No, an earth dying compresses the rest of the multiverse by just a bit which brings the end of everything closer. It causes the universes themselves (wether they've encountered/survived an incursion or not) to decay. We've been shown this as stars randomly exploding. Thanos and the cabal have also mentioned the lingering decay from incursion points.

redbackground
Sep 24, 2007

BEHOLD!
OPTIC BLAST!
Grimey Drawer

SalTheBard posted:

I was under the impression that once Earth was destroyed the rest of that multiverse was fine. I thought them talking about the sudden acceleration meant the sudden acceleration of earth deaths, not multiverse deaths.
Well, both Reed and Ultimate Reed's City say there are less than two dozen "universes" remaining within the multiverse. To me, that says you've got your 22, 23 alternate timelines floating around and that's it. Hopefully I'm not misunderstanding your point.

X-O
Apr 28, 2002

Long Live The King!

Destroying the Earth in the different multiverses was always basically just a stopgap. All it does is sever that universe from the colliding universes and gives the other universes time to figure out a solution. The endgame of it all was always going to be destruction of all the universes whether the Earth had been destroyed or not.

Happy Noodle Boy
Jul 3, 2002


Deadpool posted:

Destroying the Earth in the different multiverses was always basically just a stopgap. All it does is sever that universe from the colliding universes and gives the other universes time to figure out a solution. The endgame of it all was always going to be destruction of all the universes whether the Earth had been destroyed or not.

Which brings the Black Priests / Strange faction's motive into question since they do believe eradicating all Earths will fix things.

SirDan3k
Jan 6, 2001

Trust me, you are taking this a lot more seriously then I am.

Deadpool posted:

Destroying the Earth in the different multiverses was always basically just a stopgap. All it does is sever that universe from the colliding universes and gives the other universes time to figure out a solution. The endgame of it all was always going to be destruction of all the universes whether the Earth had been destroyed or not.

And if your earth blows up you are stranded in your universe with no chance of stopping what is slowly collapsing your universe.

The Question IRL
Jun 8, 2013

Only two contestants left! Here is Doom's chance for revenge...

What I've taken away from all of this is that nobody has a clue of what is really going on.

After all, Black Swan was initially presented as being a source of knowledge, but the longer the story went on, the more it is clear that her knowledge comes from rote memorization of her religion as opposed to true understanding.

The Builders were a super Multiverse wide civilization, but when the Superstructure of the Multiverse collapsed they were completely cutoff. Their plan has been "kill all Earths to save the Multiverse."
But it looks like even without the Earth's, the Universe will still rot and die early.

When all of this is considered even the Illumanti's basic assumptions could be built on huge mistakes.
(They operated on the basis that when two Earth's collide then both are destroyed.
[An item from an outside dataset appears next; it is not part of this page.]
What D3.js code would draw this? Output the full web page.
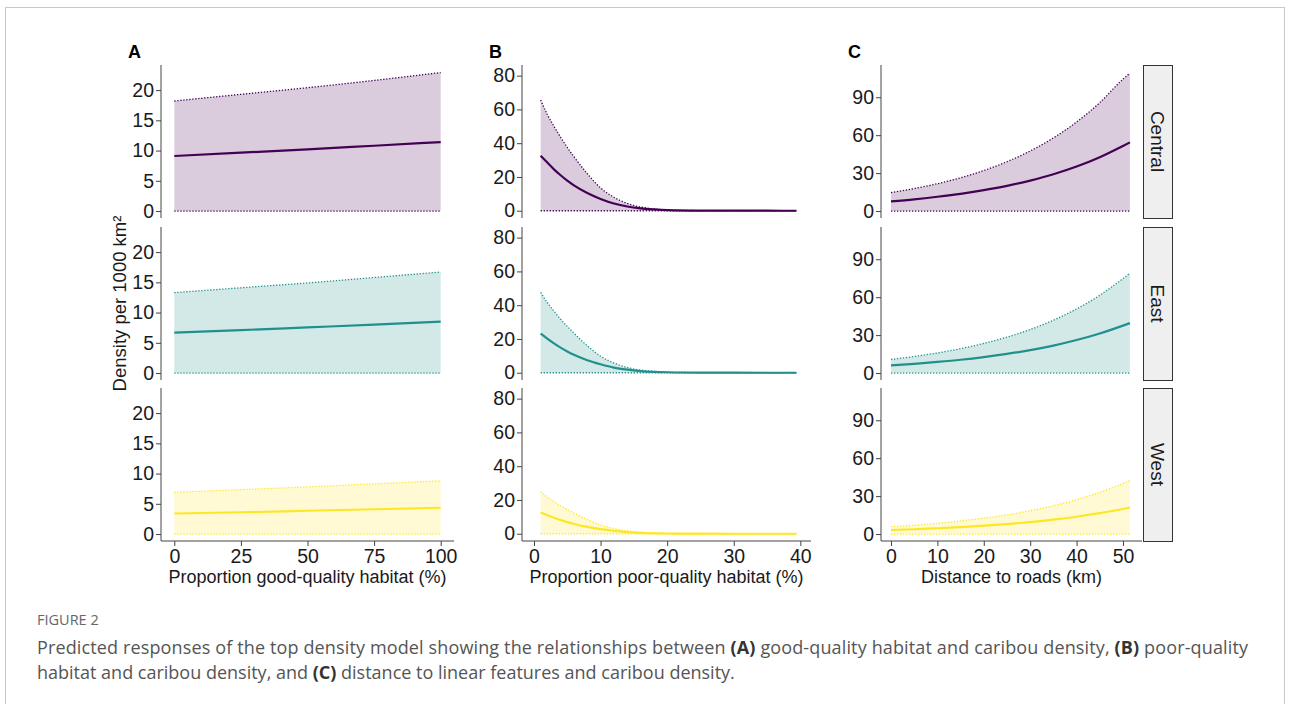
<!DOCTYPE html>
<html>
<head>
<meta charset="utf-8">
<script src="https://cdn.jsdelivr.net/npm/d3@7"></script>
<style>
  body { margin: 0; background: #fff; }
  svg text { font-family: "Liberation Sans", Arial, sans-serif; }
</style>
</head>
<body>
<script>
const width = 1290;
const height = 704;

const regions = ['Central', 'East', 'West'];
const colors = ['#440154', '#21908C', '#FDE725'];

// panel A: proportion good-quality habitat
const goodX = [0, 25, 50, 75, 100];
const goodMean = [
  [9.1, 9.65, 10.2, 10.8, 11.4],
  [6.7, 7.1, 7.55, 8.0, 8.5],
  [3.4, 3.6, 3.85, 4.1, 4.35]
];
const goodUpper = [
  [18.2, 19.3, 20.4, 21.6, 22.9],
  [13.3, 14.1, 14.9, 15.8, 16.7],
  [6.9, 7.35, 7.8, 8.3, 8.8]
];
const goodTicks = [0, 25, 50, 75, 100];
const goodYTicks = [0, 5, 10, 15, 20];

// panel B: proportion poor-quality habitat
const poorX = [1, 2, 3, 4, 5, 6, 8, 10, 12, 14, 16, 18, 20, 25, 30, 35, 39.4];
const poorMean = [
  [32.6, 28.5, 24.5, 21, 17.8, 15, 10.5, 7, 4.3, 2.5, 1.4, 0.8, 0.4, 0.1, 0.03, 0.01, 0],
  [23.2, 20.2, 17.4, 14.9, 12.6, 10.6, 7.4, 5, 3, 1.8, 1, 0.55, 0.3, 0.07, 0.02, 0, 0],
  [12.6, 11, 9.5, 8.1, 6.9, 5.8, 4.1, 2.7, 1.7, 1, 0.55, 0.3, 0.15, 0.04, 0, 0, 0]
];
const poorUpper = [
  [65.6, 57, 50, 43.5, 37.5, 32, 22, 13.5, 8, 4.3, 2.2, 1.1, 0.5, 0.1, 0.03, 0.01, 0],
  [47.6, 41.5, 36.5, 31.7, 27.4, 23.4, 16, 9.8, 5.8, 3.1, 1.6, 0.8, 0.35, 0.07, 0.02, 0, 0],
  [24.9, 21.7, 19, 16.5, 14.3, 12.2, 8.4, 5.2, 3.1, 1.7, 0.85, 0.4, 0.2, 0.04, 0, 0, 0]
];
const poorTicks = [0, 10, 20, 30, 40];
const poorYTicks = [0, 20, 40, 60, 80];

// panel C: distance to roads (km)
const roadX = [0, 5, 10, 15, 20, 25, 30, 35, 40, 45, 50, 51.5];
const roadMean = [
  [7.7, 9.3, 11.3, 13.6, 16.5, 19.9, 24.1, 29.1, 35.2, 42.6, 51.5, 54.3],
  [6.1, 7.3, 8.8, 10.5, 12.6, 15.1, 18.1, 21.7, 26.1, 31.3, 37.5, 39.5],
  [3.2, 3.8, 4.6, 5.5, 6.6, 7.9, 9.5, 11.4, 13.7, 16.5, 19.8, 21]
];
const roadUpper = [
  [14.6, 17.8, 21.6, 26.3, 32, 39, 47.5, 57.8, 70.4, 85.7, 104.3, 109],
  [10.8, 13.1, 15.9, 19.3, 23.4, 28.4, 34.4, 41.8, 50.7, 61.5, 74.7, 79],
  [5.8, 7.0, 8.5, 10.4, 12.6, 15.2, 18.5, 22.4, 27.2, 33.0, 40.1, 42.4]
];
const roadTicks = [0, 10, 20, 30, 40, 50];
const roadYTicks = [0, 30, 60, 90];

const rowTops = [65, 227, 388];
const rowH = 153;

const columns = [
  { letter: 'A', xs: goodX, mean: goodMean, upper: goodUpper, xTicks: goodTicks, yTicks: goodYTicks,
    xDom: [-5, 105], yDom: [-1.15, 24.15], px: [161, 454], title: 'Proportion good-quality habitat (%)' },
  { letter: 'B', xs: poorX, mean: poorMean, upper: poorUpper, xTicks: poorTicks, yTicks: poorYTicks,
    xDom: [-1.8, 41.6], yDom: [-4.3, 86.3], px: [522, 811], title: 'Proportion poor-quality habitat (%)' },
  { letter: 'C', xs: roadX, mean: roadMean, upper: roadUpper, xTicks: roadTicks, yTicks: roadYTicks,
    xDom: [-2.15, 54.1], yDom: [-5.5, 115.5], px: [881, 1142], title: 'Distance to roads (km)' }
];

const svg = d3.select('body').append('svg')
  .attr('width', width)
  .attr('height', height);

// page frame
svg.append('rect')
  .attr('x', 5.5).attr('y', 7.5)
  .attr('width', 1279).attr('height', 720)
  .attr('fill', 'none')
  .attr('stroke', '#c8c8c8');

columns.forEach((col) => {
  const x = d3.scaleLinear().domain(col.xDom).range(col.px);

  svg.append('text')
    .attr('x', col.px[0] - 33)
    .attr('y', 58)
    .attr('font-size', 18)
    .attr('font-weight', 'bold')
    .text(col.letter);

  regions.forEach((region, r) => {
    const top = rowTops[r];
    const y = d3.scaleLinear().domain(col.yDom).range([top + rowH, top]);
    const pts = col.xs.map((v, i) => ({ x: v, m: col.mean[r][i], u: col.upper[r][i] }));
    const g = svg.append('g');

    const area = d3.area()
      .x(d => x(d.x))
      .y0(y(0))
      .y1(d => y(d.u))
      .curve(d3.curveMonotoneX);

    g.append('path')
      .datum(pts)
      .attr('d', area)
      .attr('fill', colors[r])
      .attr('fill-opacity', 0.2);

    const upperLine = d3.line().x(d => x(d.x)).y(d => y(d.u)).curve(d3.curveMonotoneX);
    const lowerLine = d3.line().x(d => x(d.x)).y(() => y(0));
    const meanLine = d3.line().x(d => x(d.x)).y(d => y(d.m)).curve(d3.curveMonotoneX);

    [upperLine, lowerLine].forEach((ln) => {
      g.append('path')
        .datum(pts)
        .attr('d', ln)
        .attr('fill', 'none')
        .attr('stroke', colors[r])
        .attr('stroke-width', 1.3)
        .attr('stroke-dasharray', '1.3 1.7');
    });

    g.append('path')
      .datum(pts)
      .attr('d', meanLine)
      .attr('fill', 'none')
      .attr('stroke', colors[r])
      .attr('stroke-width', 2.2);

    // left axis
    const yAxis = g.append('g')
      .attr('transform', `translate(${col.px[0]},0)`)
      .call(d3.axisLeft(y).tickValues(col.yTicks).tickSize(5).tickPadding(2));
    yAxis.select('.domain').attr('stroke', '#444').attr('d', `M0,${top}V${top + rowH}`);
    yAxis.selectAll('.tick line').attr('stroke', '#444');
    yAxis.selectAll('.tick text')
      .attr('font-size', 19.5)
      .attr('fill', '#1a1a1a')
      .attr('font-family', '"Liberation Sans", Arial, sans-serif');

    if (col.letter === 'C') {
      const sg = svg.append('g');
      sg.append('rect')
        .attr('x', 1143.5).attr('y', top + 0.5)
        .attr('width', 29).attr('height', rowH)
        .attr('fill', '#efefef')
        .attr('stroke', '#333');
      sg.append('text')
        .attr('transform', `translate(1151,${top + rowH / 2}) rotate(90)`)
        .attr('text-anchor', 'middle')
        .attr('font-size', 19)
        .attr('fill', '#1a1a1a')
        .text(region);
    }
  });

  // bottom axis
  const bottom = rowTops[2] + rowH;
  const xAxis = svg.append('g')
    .attr('transform', `translate(0,${bottom})`)
    .call(d3.axisBottom(x).tickValues(col.xTicks).tickSize(5).tickPadding(3));
  xAxis.select('.domain').attr('stroke', '#444').attr('d', `M${col.px[0]},0H${col.px[1]}`);
  xAxis.selectAll('.tick line').attr('stroke', '#444');
  xAxis.selectAll('.tick text')
    .attr('font-size', 19.5)
    .attr('fill', '#1a1a1a')
    .attr('font-family', '"Liberation Sans", Arial, sans-serif');

  svg.append('text')
    .attr('x', (col.px[0] + col.px[1]) / 2)
    .attr('y', 583)
    .attr('text-anchor', 'middle')
    .attr('font-size', 18)
    .attr('fill', '#1a1a1a')
    .text(col.title);
});

// y axis title
svg.append('text')
  .attr('transform', `translate(126,${rowTops[1] + rowH / 2}) rotate(-90)`)
  .attr('text-anchor', 'middle')
  .attr('font-size', 18.5)
  .attr('fill', '#1a1a1a')
  .text('Density per 1000 km²');

// caption
const cap = svg.append('g');
cap.append('text')
  .attr('x', 37).attr('y', 625)
  .attr('font-size', 14.5)
  .attr('fill', '#666')
  .style('font-family', '"Open Sans", sans-serif')
  .text('FIGURE 2');

const line1 = cap.append('text')
  .attr('x', 37).attr('y', 654)
  .attr('font-size', 18)
  .attr('fill', '#555')
  .attr('textLength', 1211)
  .style('font-family', '"Open Sans", sans-serif');
line1.append('tspan').text('Predicted responses of the top density model showing the relationships between ');
line1.append('tspan').attr('font-weight', 'bold').attr('fill', '#333').text('(A)');
line1.append('tspan').text(' good-quality habitat and caribou density, ');
line1.append('tspan').attr('font-weight', 'bold').attr('fill', '#333').text('(B)');
line1.append('tspan').text(' poor-quality');

const line2 = cap.append('text')
  .attr('x', 37).attr('y', 679)
  .attr('font-size', 18)
  .attr('fill', '#555')
  .style('font-family', '"Open Sans", sans-serif');
line2.append('tspan').text('habitat and caribou density, and ');
line2.append('tspan').attr('font-weight', 'bold').attr('fill', '#333').text('(C)');
line2.append('tspan').text(' distance to linear features and caribou density.');
</script>
</body>
</html>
It's possible that in fact Earth's colliding may just merge them and moves them to some Nth Space where Battleworld will take place. There's a mention in a New Avengers issue (It's New Avengers NOW # 1) where Black Panther observes that there seems to be some time dilation effect that occurs just before worlds end. )

And if the Super-geniuses are flawed in their understandings, then the question becomes why the Hell did people trust them to fix this problem?

SirDan3k
Jan 6, 2001

Trust me, you are taking this a lot more seriously then I am.

The Question IRL posted:

And if the Super-geniuses are flawed in their understandings, then the question becomes why the Hell did people trust them to fix this problem?

Uh, they didn't.

redbackground
Sep 24, 2007

BEHOLD!
OPTIC BLAST!
Grimey Drawer

The Question IRL posted:

why the Hell did people trust them to fix this problem?
When did this happen? The Illuminati took it upon themselves to hide this little problem from Everybody, and then they were hunted down when their actions became public.

redbackground fucked around with this message at 20:49 on Mar 10, 2015

The Question IRL
Jun 8, 2013

Only two contestants left! Here is Doom's chance for revenge...

redbackground posted:

When did this happen? The Illuminati took it upon themselves to hide this little problem from Everybody, and then they were hunted down when their actions became public.

Roberto's plan is to get his Corporate Avengers to make Steve Rogers SHIELD Avengers sit down and let the Illumanti try and come up with a solution to the Incursions.

I'm convinced that things aren't going to end well.

bobkatt013
Oct 8, 2006

You’re telling me Peter Parker is ...... Spider-man!?

The Question IRL posted:

Roberto's plan is to get his Corporate Avengers to make Steve Rogers SHIELD Avengers sit down and let the Illumanti try and come up with a solution to the Incursions.

I'm convinced that things aren't going to end well.

Its more that now they are all working on trying to stop the incursions not just the Illumanti.

Happy Noodle Boy
Jul 3, 2002


The Question IRL posted:

Roberto's plan is to get his Corporate Avengers to make Steve Rogers SHIELD Avengers sit down and let the Illumanti try and come up with a solution to the Incursions.

I'm convinced that things aren't going to end well.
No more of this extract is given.